The U.S. Army has selected the Belleville 950 Combat Mountain Hiker as the new combat boot for troops in Afghanistan. The Belleville 950 has a stiffer and 20 percent thicker sole, designed to ease foot strain, and increase traction for troops crossing broken (often rocky) terrain while carrying typical heavy combat loads (over 30 kg/66 pounds). The upper portion of the Belleville 950 is water resistant leather. The Belleville 950s are not suitable for full time use, because of the stiffness. So troops will continue to use their current, less stiff and more padded, combat boots. But when they are heading out into the hills, they will wear their Belleville 950s.
Over the next four months, the manufacturer will deliver 25,000 pairs of the Belleville 950s. Because of the urgent need for these boots, they wont be available to the civilian market until later this year, at the earliest. This use of a commercial boot design is nothing new. Over the last decade, the army and marines have changed their attitudes towards combat boots. Instead of trying to design boots themselves, the military has recognized the superior design of commercial boots created for hikers, mountain climbers and outdoor activists in general. This has resulted in a new generation of combat boots that are more durable, and comfortable, than earlier generations of combat footwear.
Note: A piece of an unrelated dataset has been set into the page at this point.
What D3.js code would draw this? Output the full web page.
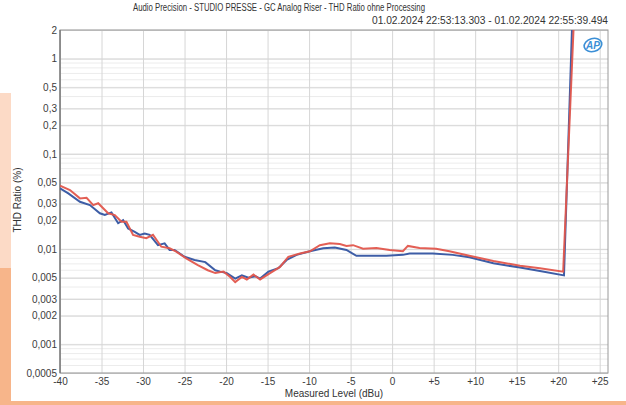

Looking for boots particularly suitable for Afghanistan is nothing new either. Three years ago, for example, SOCOM (Special Operations Command) bought 10,000 pair of boots designed to survive use in Afghanistan. The Afghan rocks tend to tear boots up. The U.S. Army desert boots, used without problem since their first major workout in the 1991 Gulf War, rapidly fell apart in Afghanistan. By early 2002, soldiers were complaining that the boots were useless after a few months. The problem appeared to be that the boot soles and heels were built to deal with soft sand. Afghanistan has lots of sand, but also lots of sharp rocks, which tear the boot bottoms up. Apparently, the boot did not get extensive testing in rocky desert areas (which are not as common as mainly sand deserts.) Deserts have long been a major problem for developers of military equipment.
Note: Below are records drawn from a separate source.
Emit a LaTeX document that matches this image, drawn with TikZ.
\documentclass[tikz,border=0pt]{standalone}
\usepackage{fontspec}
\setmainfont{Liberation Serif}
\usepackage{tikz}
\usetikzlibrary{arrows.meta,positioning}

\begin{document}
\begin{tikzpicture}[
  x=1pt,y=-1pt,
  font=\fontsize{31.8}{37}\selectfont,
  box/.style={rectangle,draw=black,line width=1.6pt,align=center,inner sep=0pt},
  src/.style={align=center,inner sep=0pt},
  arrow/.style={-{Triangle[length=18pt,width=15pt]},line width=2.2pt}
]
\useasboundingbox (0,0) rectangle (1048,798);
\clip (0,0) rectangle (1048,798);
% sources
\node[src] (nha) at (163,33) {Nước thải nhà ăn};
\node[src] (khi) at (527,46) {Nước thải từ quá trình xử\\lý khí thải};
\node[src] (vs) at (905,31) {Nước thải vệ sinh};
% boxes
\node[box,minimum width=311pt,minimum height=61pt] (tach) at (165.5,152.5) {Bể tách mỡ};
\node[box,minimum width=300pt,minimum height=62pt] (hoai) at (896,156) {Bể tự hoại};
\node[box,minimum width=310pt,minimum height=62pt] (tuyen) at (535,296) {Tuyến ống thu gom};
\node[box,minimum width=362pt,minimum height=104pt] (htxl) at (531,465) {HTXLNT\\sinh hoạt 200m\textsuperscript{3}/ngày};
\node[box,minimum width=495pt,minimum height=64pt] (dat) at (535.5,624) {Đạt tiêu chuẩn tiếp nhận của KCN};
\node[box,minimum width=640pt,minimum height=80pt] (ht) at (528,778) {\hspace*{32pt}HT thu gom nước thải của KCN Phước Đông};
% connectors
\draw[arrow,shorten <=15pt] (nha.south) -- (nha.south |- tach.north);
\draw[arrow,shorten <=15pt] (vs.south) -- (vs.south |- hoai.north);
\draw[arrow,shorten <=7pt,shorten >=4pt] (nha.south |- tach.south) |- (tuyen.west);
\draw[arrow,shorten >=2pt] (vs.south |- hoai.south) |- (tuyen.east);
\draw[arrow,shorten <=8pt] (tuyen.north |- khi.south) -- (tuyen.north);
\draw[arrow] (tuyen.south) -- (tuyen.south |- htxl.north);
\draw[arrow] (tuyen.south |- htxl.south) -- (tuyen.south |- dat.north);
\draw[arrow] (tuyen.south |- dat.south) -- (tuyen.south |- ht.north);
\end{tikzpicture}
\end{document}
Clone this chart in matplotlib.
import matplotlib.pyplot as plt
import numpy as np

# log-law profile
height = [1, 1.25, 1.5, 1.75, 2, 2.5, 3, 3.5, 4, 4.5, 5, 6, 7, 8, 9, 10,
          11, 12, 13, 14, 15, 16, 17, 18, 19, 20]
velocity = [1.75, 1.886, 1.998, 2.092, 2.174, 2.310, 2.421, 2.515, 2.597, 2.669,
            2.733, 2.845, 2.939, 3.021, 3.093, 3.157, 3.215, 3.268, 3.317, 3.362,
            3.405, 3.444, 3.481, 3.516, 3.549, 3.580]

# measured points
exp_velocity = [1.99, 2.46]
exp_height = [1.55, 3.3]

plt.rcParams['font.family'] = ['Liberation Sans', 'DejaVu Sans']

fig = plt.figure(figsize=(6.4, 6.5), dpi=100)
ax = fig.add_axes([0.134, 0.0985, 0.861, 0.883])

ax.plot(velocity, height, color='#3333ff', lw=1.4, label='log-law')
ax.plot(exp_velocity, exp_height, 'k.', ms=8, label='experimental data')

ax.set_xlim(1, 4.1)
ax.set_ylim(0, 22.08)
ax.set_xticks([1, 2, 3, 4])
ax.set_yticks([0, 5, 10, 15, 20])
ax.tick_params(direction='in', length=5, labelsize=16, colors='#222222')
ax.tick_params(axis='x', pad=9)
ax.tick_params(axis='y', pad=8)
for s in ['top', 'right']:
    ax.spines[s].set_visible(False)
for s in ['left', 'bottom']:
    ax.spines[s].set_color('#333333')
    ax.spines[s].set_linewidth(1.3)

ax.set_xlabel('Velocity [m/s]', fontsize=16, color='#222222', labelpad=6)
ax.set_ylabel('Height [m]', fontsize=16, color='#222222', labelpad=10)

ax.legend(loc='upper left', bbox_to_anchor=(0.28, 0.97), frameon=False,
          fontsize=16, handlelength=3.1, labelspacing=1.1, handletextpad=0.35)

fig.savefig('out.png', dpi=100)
The troops have long sought their own solutions, quickly buying every brand of hiking and "assault boots" (for police and SWAT) out there. These cost $100-$150 a pair. Bates was one of the more popular brands being bought by the troops, and the U.S. Marine Corps turned to Bates for a new desert boot. SOCOM had Bates create the "Tora Bora Alpine Boot." SOCOM wanted a boot that could handle the rocks, as well as the temperature extremes in Afghanistan.
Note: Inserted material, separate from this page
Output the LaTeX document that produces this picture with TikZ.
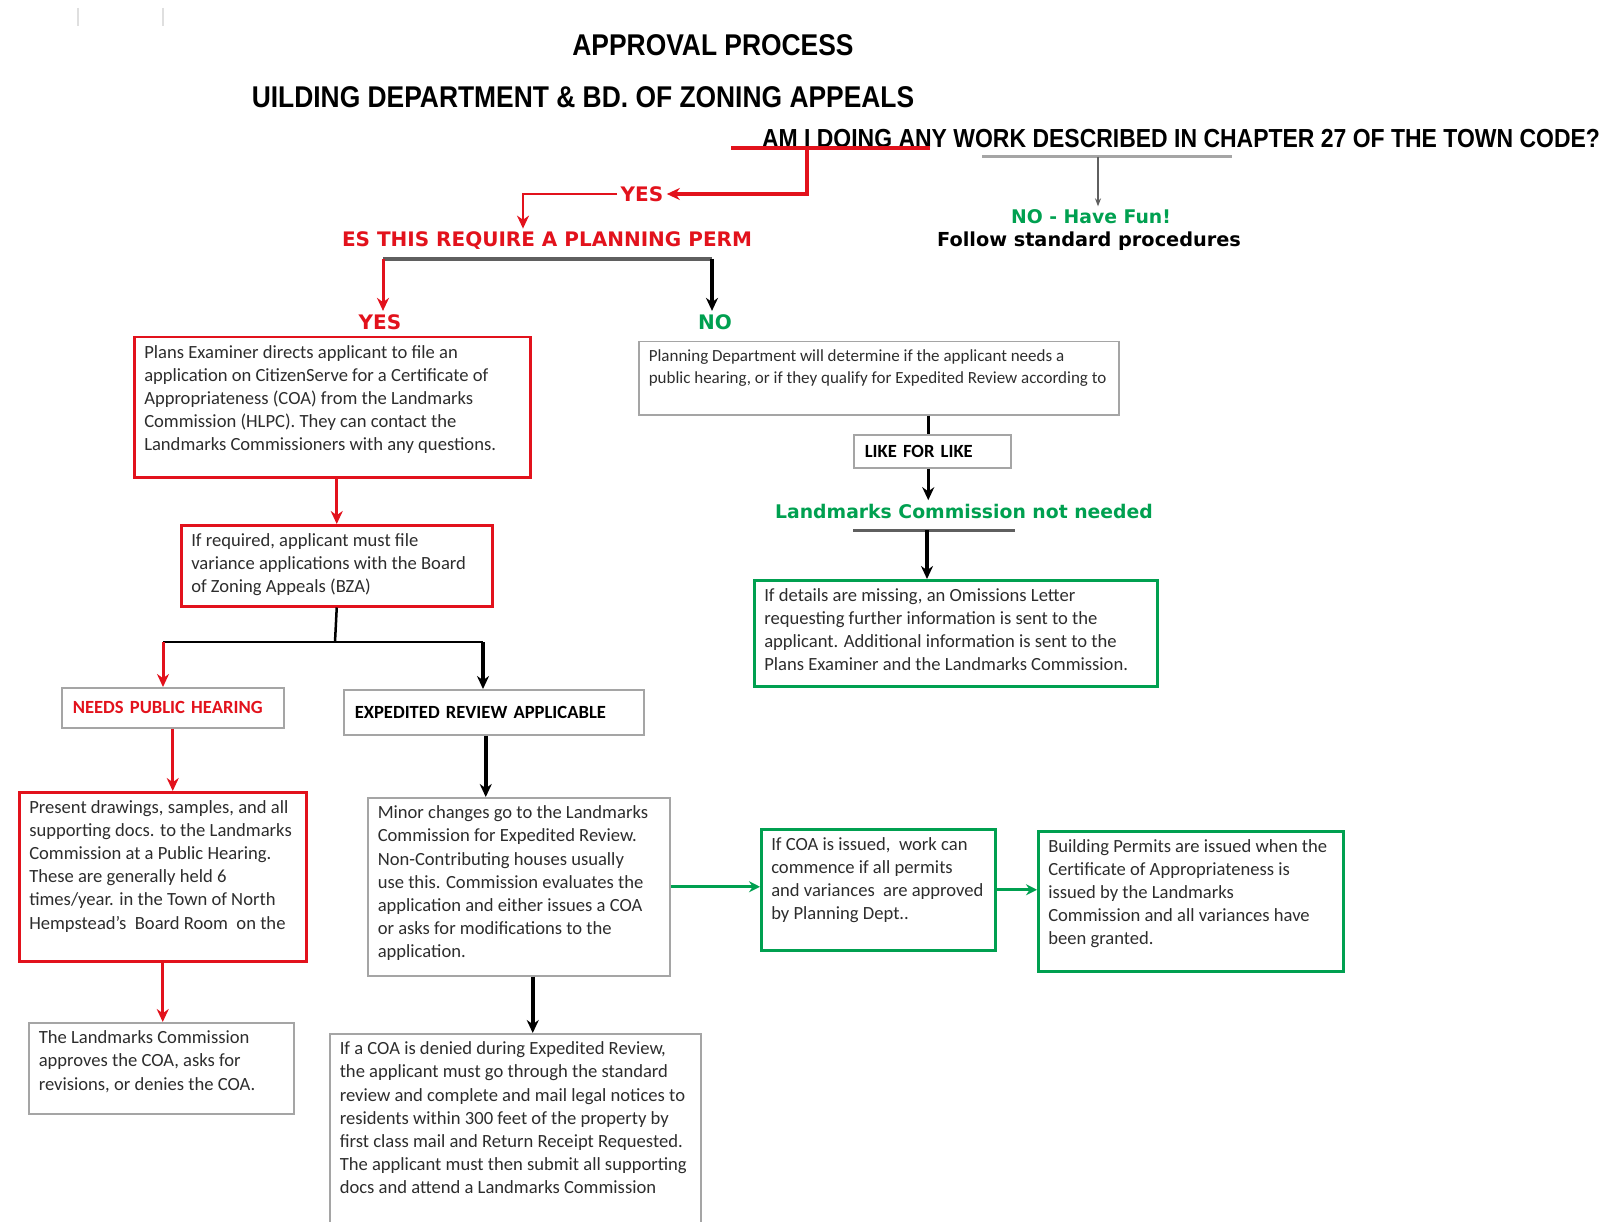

The Internet played a major part in the suddenly rapid development of new boot designs. Most troops are on the Internet, and many participate in online message boards, listservs or chat rooms where new discoveries can be rapidly talked about, and evaluated. The news is distributed quickly and widely. The military procurement bureaucracies have to respond to this, because the troops can also blitz Congress with tales of shoddy equipment. The bureaucrats hate that, so they now pay much closer attention to what the troops want.